Mental Health. While companies are increasingly recognizing the importance of this issue, managing employee mental-health challenges—both recognizing problems and addressing them—has never been easy for companies. And when employees are working remotely, it adds to the challenges. Some key questions to consider:
What steps should you take to help employees manage the burdens of working remotely, such as the blurring of work-life boundaries and the cognitive overload from being digitally engaged all day?
What systems and benefits do you need to put in place in order to support employees who are experiencing mental-health difficulties?
Physical Health. A productive workforce is a healthy workforce. This means promoting positive healthy behaviors in the remote and hybrid workplace. Some key questions to consider:
Without being able to provide access to a corporate gym, what other benefits, incentives, and structures might you put in place to encourage physical well-being?
How do you create team-level work-life balance?
Workplace Tools.
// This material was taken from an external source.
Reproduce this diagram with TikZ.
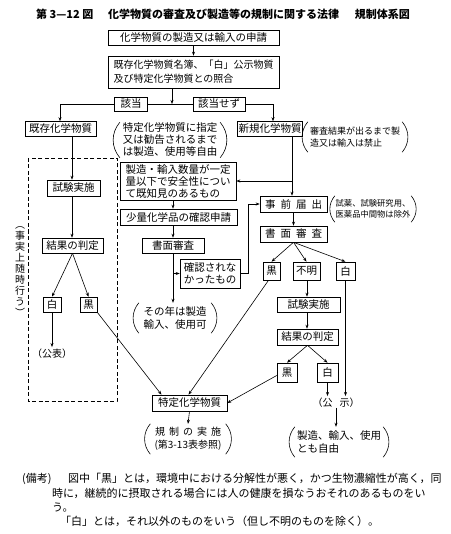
\documentclass[tikz,border=0pt]{standalone}
\usepackage{fontspec}
\setmainfont{Noto Sans CJK JP}
\usetikzlibrary{arrows.meta,calc}
\newcommand\fsz{\fontsize{10.5pt}{12.5pt}\selectfont}
\newcommand\fsm{\fontsize{9pt}{12pt}\selectfont}
\newcommand\pparen[1]{%
  \draw[ln] ([xshift=3pt]#1.north west) to[bend right=40] ([xshift=3pt]#1.south west);
  \draw[ln] ([xshift=-3pt]#1.north east) to[bend left=40] ([xshift=-3pt]#1.south east);}
\begin{document}
\begin{tikzpicture}[x=1pt,y=-1pt,
  box/.style={draw,line width=0.6pt,inner sep=0pt,font=\fsz},
  ptxt/.style={inner sep=0pt,align=left,font=\fsz},
  ttl/.style={inner sep=0pt,font=\fontsize{11pt}{13pt}\selectfont\bfseries},
  note/.style={inner sep=0pt,anchor=base west,font=\fontsize{11pt}{13pt}\selectfont},
  ln/.style={line width=0.6pt},
  arr/.style={ln,-{Stealth[length=4pt,width=3pt]}}]
\useasboundingbox (0,0) rectangle (450,534);

% title
\node[ttl,anchor=west] (t1) at (36,14) {第 3—12 図};
\node[ttl,anchor=west] (t2) at (108,14) {化学物質の審査及び製造等の規制に関する法律};
\node[ttl,anchor=east] (t3) at (410,14) {規制体系図};

% top
\node[box,minimum width=171,minimum height=15] (b1) at (193.5,37.5) {化学物質の製造又は輸入の申請};
\node[box,minimum width=171,minimum height=32,align=left,font=\fontsize{10pt}{14pt}\selectfont] (b2) at (193.5,72) {既存化学物質名簿、「白」公示物質\\及び特定化学物質との照合};
\draw[arr] (b1.south) -- (b2.north);

\node[box,minimum width=33,minimum height=14] (g1) at (131,104) {該当};
\node[box,minimum width=52,minimum height=14] (g2) at (219,104) {該当せず};
\node[box,minimum width=71,minimum height=15] (kizon) at (60.5,129) {既存化学物質};
\node[box,minimum width=65,minimum height=15] (shinki) at (270,129) {新規化学物質};
\coordinate (j) at (172,104);
\coordinate (cL) at (60,104);
\coordinate (cR) at (273,104);
\draw[arr] (j |- b2.south) -- (j);
\draw[ln] (g1.east) -- (g2.west);
\draw[arr] (g1.west) -- (cL) -- (cL |- kizon.north);
\draw[arr] (g2.east) -- (cR) -- (cR |- shinki.north);

\node[ptxt,minimum width=106,minimum height=35,font=\fontsize{10.5pt}{12pt}\selectfont] (tp) at (170,140) {特定化学物質に指定\\又は勧告されるまで\\は製造、使用等自由};
\pparen{tp}
\node[ptxt,minimum width=100,minimum height=30,font=\fsm] (sp) at (355,137) {審査結果が出るまで製\\造又は輸入は禁止};
\pparen{sp}

% left (existing)
\draw[ln,dash pattern=on 4pt off 2.5pt] (28,158) rectangle (117,401);
\node[inner sep=0pt,align=center,font=\fontsize{10pt}{11pt}\selectfont] (vt) at (20,272) {︵\\事\\実\\上\\随\\時\\行\\う\\︶};
\node[box,minimum width=53,minimum height=16] (shikenL) at (73.5,188) {試験実施};
\node[box,minimum width=61,minimum height=15] (kekkaL) at (72.5,245.5) {結果の判定};
\coordinate (x72) at (72,0);
\draw[arr] (kizon.south -| x72) -- (shikenL.north -| x72);
\draw[arr] (shikenL.south -| x72) -- (kekkaL.north -| x72);
\node[box,minimum width=18,minimum height=15] (shiroL) at (52,304.5) {白};
\node[box,minimum width=17,minimum height=15] (kuroL) at (88.5,304.5) {黒};
\draw[arr] (kekkaL.south) -- (shiroL.north);
\draw[arr] (kekkaL.south) -- (kuroL.north);
\node[inner sep=0pt,font=\fontsize{10pt}{12pt}\selectfont] (kohyo) at (52,354) {（公表）};
\draw[arr,shorten >=2pt] (shiroL.south) -- (kohyo.north);

% middle
\node[box,minimum width=116,minimum height=38,align=left,font=\fontsize{10.5pt}{12pt}\selectfont] (seizo) at (178,181) {製造・輸入数量が一定\\量以下で安全性につい\\て既知見のあるもの};
\node[box,minimum width=117,minimum height=16] (shoryo) at (178.5,217) {少量化学品の確認申請};
\node[box,minimum width=62,minimum height=15] (shomenL) at (173,245.5) {書面審査};
\node[box,minimum width=60,minimum height=29,align=left,font=\fontsize{10.5pt}{12.5pt}\selectfont] (kakunin) at (210,273.5) {確認されな\\かったもの};
\node[ptxt,minimum width=78,minimum height=30] (sonotoshi) at (175,318) {その年は製造\\輸入、使用可};
\pparen{sonotoshi}
\coordinate (x173) at (173,0);
\draw[arr] (seizo.south -| x173) -- (shoryo.north -| x173);
\draw[arr] (shoryo.south -| x173) -- (shomenL.north -| x173);
\draw[arr] (shomenL.south -| x173) -- (sonotoshi.north -| x173);
\draw[arr] (x173 |- kakunin.west) -- (kakunin.west);

% right (new)
\node[box,minimum width=67,minimum height=16] (jizen) at (293.5,204) {事\hspace{5pt}前\hspace{5pt}届\hspace{5pt}出};
\node[ptxt,minimum width=82,minimum height=26,font=\fontsize{8.3pt}{11pt}\selectfont] (shiyaku) at (373,209) {試薬、試験研究用、\\医薬品中間物は除外};
\pparen{shiyaku}
\node[box,minimum width=67,minimum height=16] (shomenR) at (293.5,234) {書\hspace{5pt}面\hspace{5pt}審\hspace{5pt}査};
\coordinate (x292) at (292,0);
\draw[arr] (shinki.south -| x292) -- (jizen.north -| x292);
\draw[arr] (seizo.east -| x292) -- (seizo.east);
\draw[arr] (kakunin.east) -- ++(8,0) |- (jizen.west);
\draw[arr] (jizen.south) -- (shomenR.north);

\node[box,minimum width=17,minimum height=18] (kuroR1) at (271.5,271) {黒};
\node[box,minimum width=27,minimum height=18] (fumei) at (306.5,271) {不明};
\node[box,minimum width=19,minimum height=18] (shiroR1) at (345.5,271) {白};
\draw[arr] (shomenR.south) -- (kuroR1.north);
\draw[arr] (shomenR.south) -- (fumei.north);
\draw[arr] (shomenR.south) -- (shiroR1.north);

\node[box,minimum width=63,minimum height=15] (shikenR) at (308.5,304.5) {試験実施};
\node[box,minimum width=61,minimum height=16] (kekkaR) at (307.5,337) {結果の判定};
\coordinate (x307) at (307,0);
\draw[arr] (fumei.south -| x307) -- (shikenR.north -| x307);
\draw[arr] (shikenR.south -| x307) -- (kekkaR.north -| x307);
\node[box,minimum width=20,minimum height=19] (kuroR2) at (287,372.5) {黒};
\node[box,minimum width=21,minimum height=19] (shiroR2) at (327.5,372.5) {白};
\draw[arr] (kekkaR.south) -- (kuroR2.north);
\draw[arr] (kekkaR.south) -- (shiroR2.north);

\node[inner sep=0pt,font=\fontsize{10pt}{12pt}\selectfont] (koji) at (336,403) {（公\hspace{7pt}示）};
\draw[arr,shorten >=2pt] (shiroR2.south) -- (shiroR2.south |- koji.north);
\draw[arr,shorten >=2pt] (shiroR1.south) -- (shiroR1.south |- koji.north);
\node[ptxt,minimum width=94,minimum height=30] (jiyu) at (339,442) {製造、輸入、使用\\とも自由};
\pparen{jiyu}
\draw[arr] (koji.south) -- (koji.south |- jiyu.north);

% bottom centre
\node[box,minimum width=75,minimum height=16] (tokuteiB) at (189.5,403) {特定化学物質};
\draw[arr] (kuroL.south east) -- ([xshift=-28pt]tokuteiB.north);
\draw[arr] ([xshift=-3pt]kuroR1.south) -- ([xshift=-1pt]tokuteiB.north);
\draw[arr] ([yshift=-3pt]kuroR2.west) -- (tokuteiB.east);
\node[inner sep=0pt,align=center,minimum width=81,minimum height=30,font=\fontsize{10pt}{13pt}\selectfont] (kisei) at (188,439) {規\hspace{4pt}制\hspace{4pt}の\hspace{4pt}実\hspace{4pt}施\\(第3-13表参照)};
\pparen{kisei}
\draw[arr] (tokuteiB.south) -- (kisei.north);

% notes
\node[note] (n0) at (22,482) {(備考)};
\node[note] (n1) at (68,482) {図中「黒」とは，環境中における分解性が悪く，かつ生物濃縮性が高く，同};
\node[note] (n2) at (52,497) {時に，継続的に摂取される場合には人の健康を損なうおそれのあるものをい};
\node[note] (n3) at (52,511) {う。};
\node[note] (n4) at (60,525) {「白」とは，それ以外のものをいう（但し不明のものを除く）。};
\end{tikzpicture}
\end{document}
Given the ubiquity of digital technology in the traditional workplace, the virtual or hybrid version needs to replicate this. Employers must use these tools to make it easy for employees not only to carry out their daily tasks but also to collaborate with their teams and other members of the organization—wherever they are located. Some key questions to consider:
What digital tools do employees need in a non-office-centric workplace—particularly to support collaborative tasks?
What role does the company play in either providing the physical tools and equipment needed to work from home, such as external monitors and ergonomic chairs, or compensating employees so that they can purchase them?
When part of the team is in the office and part of it is at home, how do you develop norms to ensure that everyone feels included?
For those working at home, how do you create the sense of a workplace?
When teams are split between home and office, remote members often feel at a disadvantage during meetings vis-à-vis those who are physically together. To counter this concern and promote equal participation in meetings, one option is to have all participants dial in to the call individually, even if they are onsite.
For each new challenge that arises in the remote and hybrid work world, employers will need to determine the specific tools and techniques that fit into their corporate culture and work patterns. It will be important to understand employee productivity as the workplace continues to evolve. This evolution will increase the need for employers to measure employee productivity in conjunction with employee perceptions. But the key questions and examples featured here provide a starting point for consideration so that companies can enhance productivity whenever and wherever work is happening.
WINNERS IN THE NEW REALITY
Investments in physical infrastructure, support (such as daycare), and digital technologies will of course be essential. But to benefit fully from the changes, organizations need to focus on helping leaders, managers, and employees to promote physical and mental well-being and—most important—virtual social connections. They also need to make transitions between onsite and remote work as smooth as possible, giving employees a cohesive experience that feels designed, not random, and allows them to perform at their best whether onsite or working remotely.
This crisis has presented a once-in-a-lifetime opportunity to reinvent the workplace. Things that might once have seemed impossible have proved surprisingly workable. With collaborative productivity essential to innovation, the changes will enable companies to become more competitive. And given employee desires for flexibility, the changes will also allow companies to recruit and retain the best talent. Moreover, focusing on well-being and social connectivity will serve another important purpose: helping employees to recover faster from what, for so many people, has been a traumatic, painful, and stressful period. And that is not only good for business—it is good for people.